Kuala Lumpur (MALAYSIA AIRLINES) - Malaysia Airlines has appointed CB Richard Ellis (CBRE) in association with their Malaysian partner, CH Williams, to assist with the restructuring of the sale of its globally owned portfolio.

CBRE was selected through a Request For Proposal (RFP) process and will complete this project within a specific time decided by Malaysia Airlines.

Five companies within the top listing (international and domestic) were invited to submit their RFPs and CBRE came in tops in the 5 criteria set by Malaysia Airlines, namely relevant experience, indicative price, fees, approach to sales process and strategic thinking and references.

With a single point of contact established for this purpose, Malaysia Airlines hopes to achieve maximum value in a timely manner.
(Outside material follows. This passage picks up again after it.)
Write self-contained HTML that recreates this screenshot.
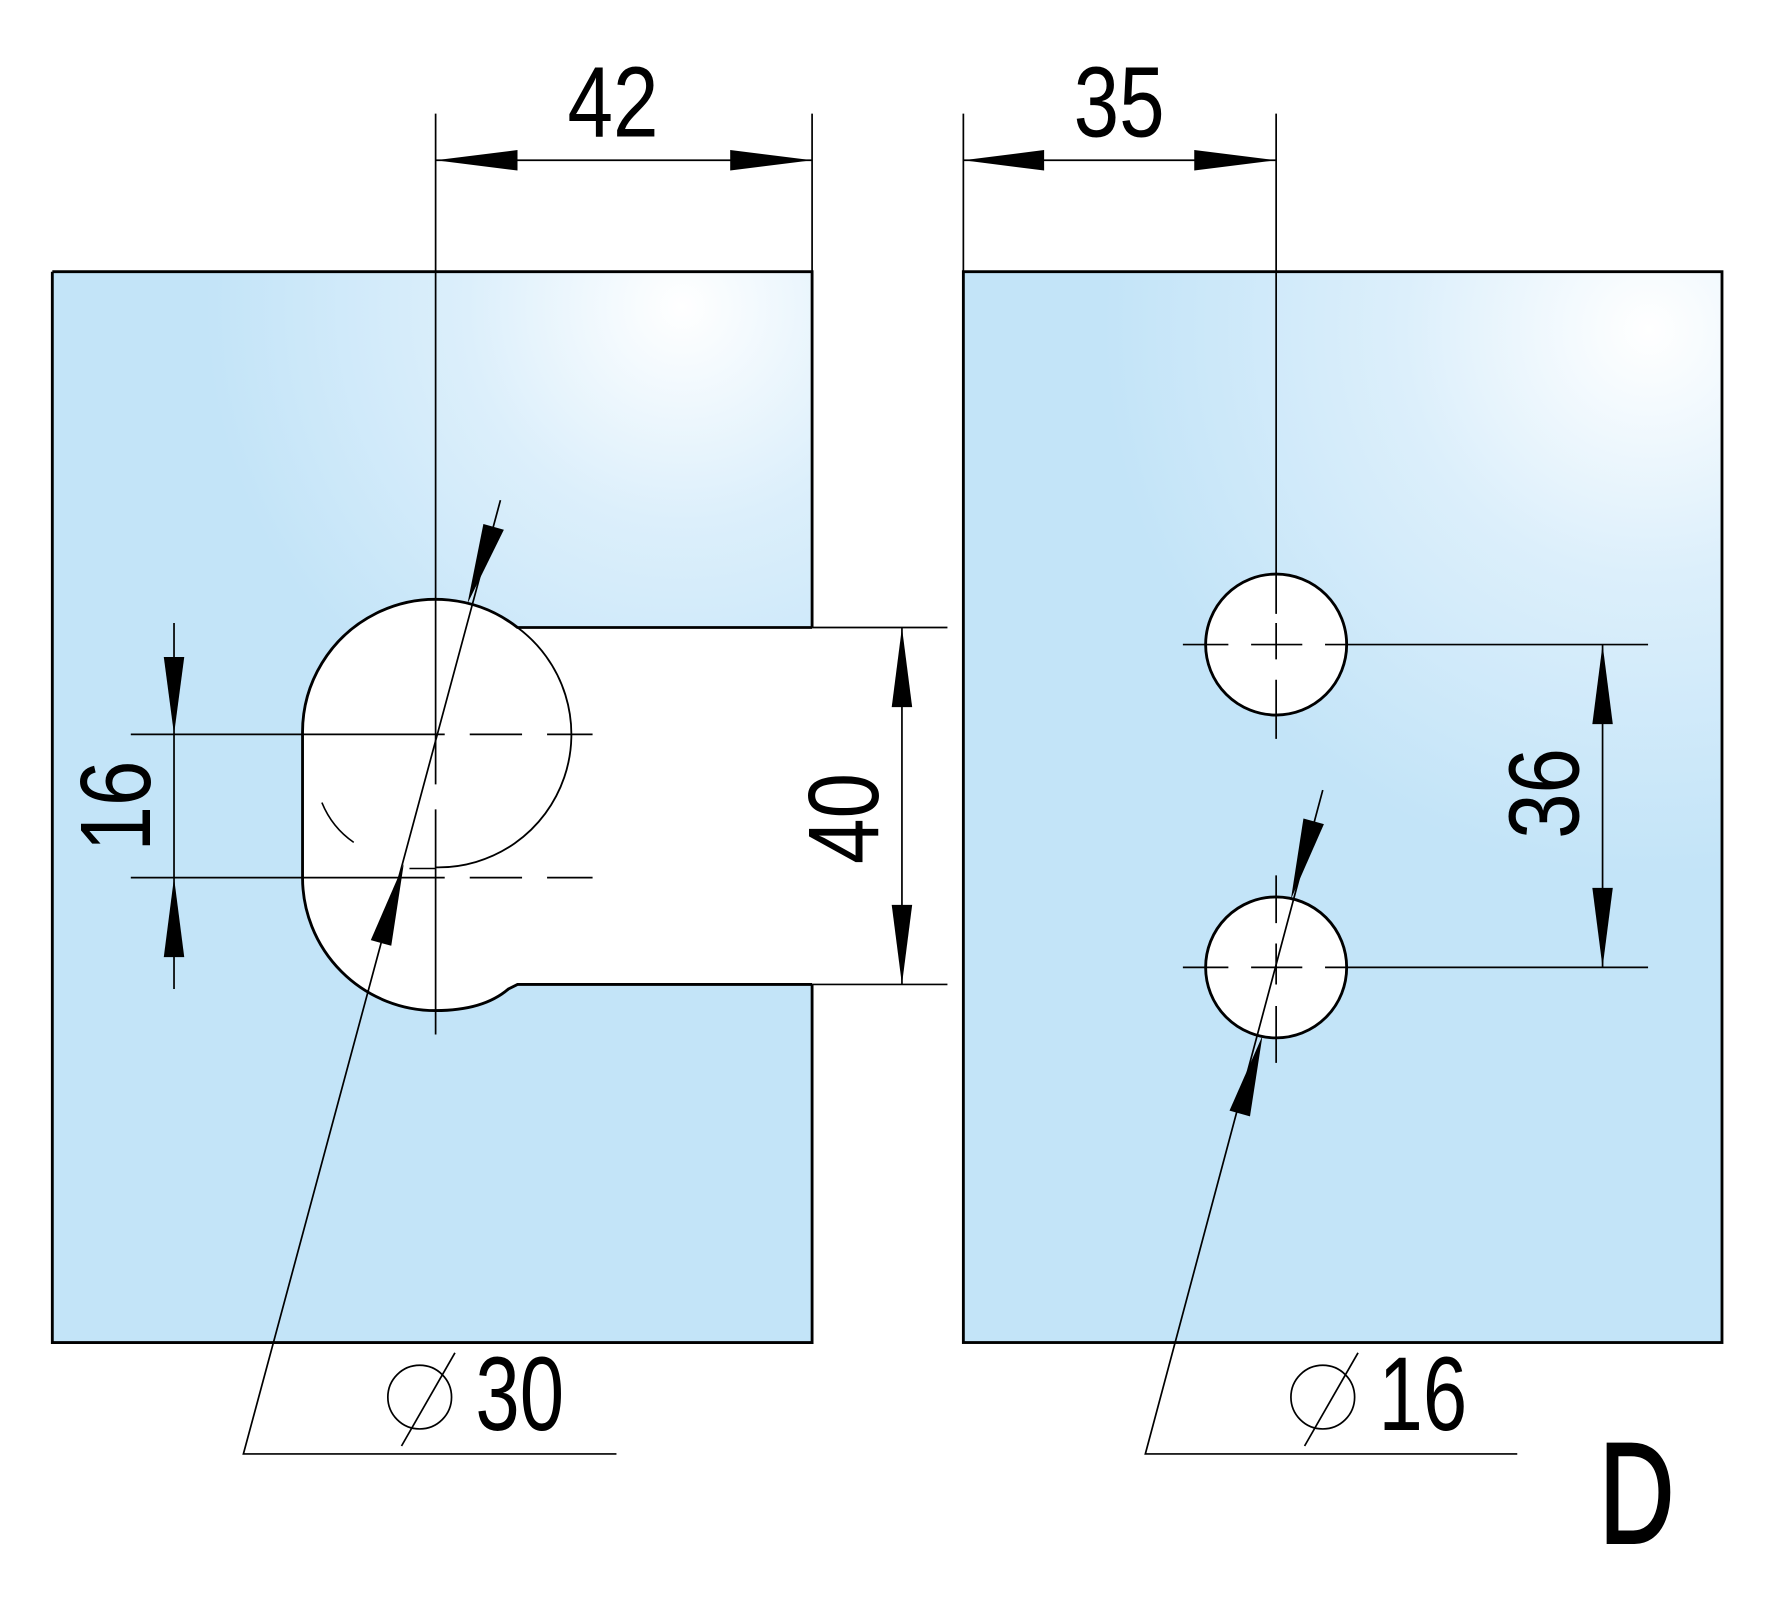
<!DOCTYPE html>
<html><head><meta charset="utf-8"><style>
html,body{margin:0;padding:0;background:#fff;}
svg{display:block;}
text{font-family:"Liberation Sans",sans-serif;fill:#000;}
</style></head><body>
<svg width="1780" height="1604" viewBox="0 0 1565 1411" preserveAspectRatio="none" xmlns="http://www.w3.org/2000/svg">
<defs>
<radialGradient id="gL" cx="600" cy="270" r="420" gradientUnits="userSpaceOnUse">
<stop offset="0" stop-color="#ffffff"/><stop offset="0.45" stop-color="#dceffb"/><stop offset="1" stop-color="#c3e4f8"/></radialGradient>
<radialGradient id="gR" cx="1450" cy="290" r="480" gradientUnits="userSpaceOnUse">
<stop offset="0" stop-color="#ffffff"/><stop offset="0.45" stop-color="#dceffb"/><stop offset="1" stop-color="#c3e4f8"/></radialGradient>
</defs>
<rect width="1565" height="1411" fill="#fff"/>
<rect x="46" y="239" width="668" height="942" fill="url(#gL)"/>
<path d="M720 552 L455 552 A117 117 0 0 0 266 646 L266 772 A117 117 0 0 0 383 889 Q425 889 447 870 L455 866 L720 866 Z" fill="#fff"/>
<path d="M714 552 L455 552 A117 117 0 0 0 266 646 L266 772 A117 117 0 0 0 383 889 Q425 889 447 870 L455 866 L714 866" fill="none" stroke="#000" stroke-width="2.5"/>
<path d="M46 239 H714 V552 M714 866 V1181 H46 V239" fill="none" stroke="#000" stroke-width="2.5"/>
<path d="M455 552 A117 117 0 0 1 383 763" fill="none" stroke="#000" stroke-width="1.6"/>
<path d="M283 706 Q292 728 311 741" fill="none" stroke="#000" stroke-width="1.4"/>
<path d="M360 764 L383 764" stroke="#000" stroke-width="1.4"/>
<rect x="847" y="239" width="667" height="942" fill="url(#gR)" stroke="#000" stroke-width="2.5"/>
<circle cx="1122" cy="567" r="62" fill="#fff" stroke="#000" stroke-width="2.5"/>
<circle cx="1122" cy="851" r="62" fill="#fff" stroke="#000" stroke-width="2.5"/>

<g stroke="#000" stroke-width="1.5" fill="none">
<path d="M383 100 V690 M383 712 V910 M714 100 V239 M383 141 H714"/>
<path d="M115 646 H391 M413 646 H459 M481 646 H521"/>
<path d="M115 772 H391 M413 772 H459 M481 772 H521"/>
<path d="M847 100 V239 M1122 100 V540 M847 141 H1122"/>
<path d="M1122 548 V580 M1122 598 V650 M1040 567 H1080 M1100 567 H1145 M1165 567 H1449"/>
<path d="M1122 770 V812 M1122 830 V866 M1122 885 V935 M1040 851 H1080 M1100 851 H1145 M1165 851 H1449"/>
<path d="M153 548 V870"/>
<path d="M714 552 H833 M714 866 H833 M793 552 V866"/>
<path d="M1409 567 V851"/>
<path d="M440 440 L214 1279 H542"/>
<path d="M1163 695 L1007 1279 H1334"/>
<circle cx="369" cy="1229" r="28"/>
<path d="M400 1190 L353 1272"/>
<circle cx="1163" cy="1229" r="28"/>
<path d="M1194 1190 L1147 1272"/>
</g>

<g fill="#000">
<polygon points="383,141 455,132 455,150"/>
<polygon points="714,141 642,132 642,150"/>
<polygon points="847,141 918,132 918,150"/>
<polygon points="1122,141 1050,132 1050,150"/>
<polygon points="153,646 144,578 162,578"/>
<polygon points="153,772 144,842 162,842"/>
<polygon points="793,552 784,622 802,622"/>
<polygon points="793,866 784,796 802,796"/>
<polygon points="1409,567 1400,637 1418,637"/>
<polygon points="1409,851 1400,781 1418,781"/>
<polygon points="411,531 425,461 443,466"/>
<polygon points="355,760 326,827 344,832"/>
<polygon points="1135,791 1146,720 1164,725"/>
<polygon points="1110,911 1081,977 1099,982"/>
</g>

<text x="539" y="120" font-size="88" text-anchor="middle" textLength="80" lengthAdjust="spacingAndGlyphs">42</text>
<text x="984" y="120" font-size="88" text-anchor="middle" textLength="80" lengthAdjust="spacingAndGlyphs">35</text>
<text x="0" y="0" font-size="88" text-anchor="middle" textLength="80" lengthAdjust="spacingAndGlyphs" transform="translate(132,709) rotate(-90)">16</text>
<text x="0" y="0" font-size="88" text-anchor="middle" textLength="80" lengthAdjust="spacingAndGlyphs" transform="translate(772,720) rotate(-90)">40</text>
<text x="0" y="0" font-size="88" text-anchor="middle" textLength="80" lengthAdjust="spacingAndGlyphs" transform="translate(1388,698) rotate(-90)">36</text>
<text x="418" y="1258" font-size="92" textLength="78" lengthAdjust="spacingAndGlyphs">30</text>
<text x="1212" y="1258" font-size="92" textLength="78" lengthAdjust="spacingAndGlyphs">16</text>
<text x="1406" y="1357" font-size="126" stroke="#000" stroke-width="2.5" textLength="66" lengthAdjust="spacingAndGlyphs">D</text>
</svg>
</body></html>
Malaysia Airlines’ Head of Business Services Ms Zulaifah Abdul Ghani said “In our Business Turnaround Plan, we outlined our intention to initially focus on cash-generation, including the disposal of our non-core assets. This divestiture will help us streamline our working capital and ensure that we remain focused on our core business.”

This move is seen as a positive one for Malaysia Airlines as the restructuring of the sale will ensure that the sale provides the best returns in the respective local markets.

Malaysia Airlines’ portfolio consists of mixed residential and office buildings across, Asia Pacific (Australia, China, Hong Kong, Malaysia, Philippines, Singapore, Thailand) and Europe (United Kingdom, Holland), totaling a gross floor area of 924,348 sq.ft in 26 buildings.